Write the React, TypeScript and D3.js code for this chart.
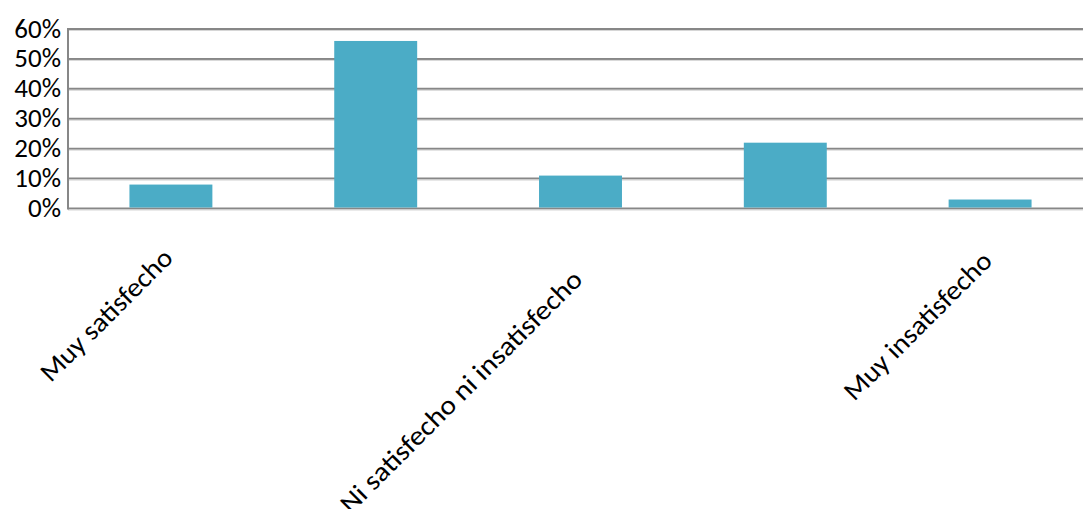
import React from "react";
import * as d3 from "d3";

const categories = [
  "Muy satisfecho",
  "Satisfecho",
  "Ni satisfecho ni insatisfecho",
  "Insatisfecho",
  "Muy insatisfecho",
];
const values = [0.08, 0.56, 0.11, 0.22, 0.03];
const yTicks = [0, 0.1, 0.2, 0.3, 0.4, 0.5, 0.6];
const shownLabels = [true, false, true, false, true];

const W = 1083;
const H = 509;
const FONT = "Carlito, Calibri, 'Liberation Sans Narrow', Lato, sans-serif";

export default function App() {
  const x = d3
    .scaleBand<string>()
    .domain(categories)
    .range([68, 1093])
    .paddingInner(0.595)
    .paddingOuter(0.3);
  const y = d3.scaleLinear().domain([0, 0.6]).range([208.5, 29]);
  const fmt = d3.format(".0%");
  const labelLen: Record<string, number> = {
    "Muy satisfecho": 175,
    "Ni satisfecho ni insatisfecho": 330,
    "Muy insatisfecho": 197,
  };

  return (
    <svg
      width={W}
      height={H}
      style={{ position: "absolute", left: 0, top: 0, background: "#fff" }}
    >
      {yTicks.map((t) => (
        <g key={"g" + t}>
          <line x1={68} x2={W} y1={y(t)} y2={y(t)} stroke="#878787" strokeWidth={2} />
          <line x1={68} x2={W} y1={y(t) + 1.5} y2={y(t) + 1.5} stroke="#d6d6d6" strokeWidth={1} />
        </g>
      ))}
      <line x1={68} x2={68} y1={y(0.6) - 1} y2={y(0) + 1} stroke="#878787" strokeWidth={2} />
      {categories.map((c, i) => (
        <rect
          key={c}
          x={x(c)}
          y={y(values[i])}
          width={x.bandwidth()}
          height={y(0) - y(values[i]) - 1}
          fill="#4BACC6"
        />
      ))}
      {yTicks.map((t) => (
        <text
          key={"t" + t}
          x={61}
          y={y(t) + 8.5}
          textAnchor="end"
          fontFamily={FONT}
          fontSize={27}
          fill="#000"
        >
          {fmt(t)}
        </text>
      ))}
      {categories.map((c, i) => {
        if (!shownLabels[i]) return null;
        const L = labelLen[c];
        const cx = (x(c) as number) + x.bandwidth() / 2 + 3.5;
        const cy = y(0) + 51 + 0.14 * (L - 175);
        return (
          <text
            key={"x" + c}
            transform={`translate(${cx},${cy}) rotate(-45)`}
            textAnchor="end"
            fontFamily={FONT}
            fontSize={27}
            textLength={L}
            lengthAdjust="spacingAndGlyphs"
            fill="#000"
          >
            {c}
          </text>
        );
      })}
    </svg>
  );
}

:: BRIEF ::
Leave the pictures out and reproduce exactly the lines from the top of the listing above through the line with "import * as".

:: TASK RESPONSE ::
Write the React, TypeScript and D3.js code for this chart.
import React from "react";
import * as d3 from "d3";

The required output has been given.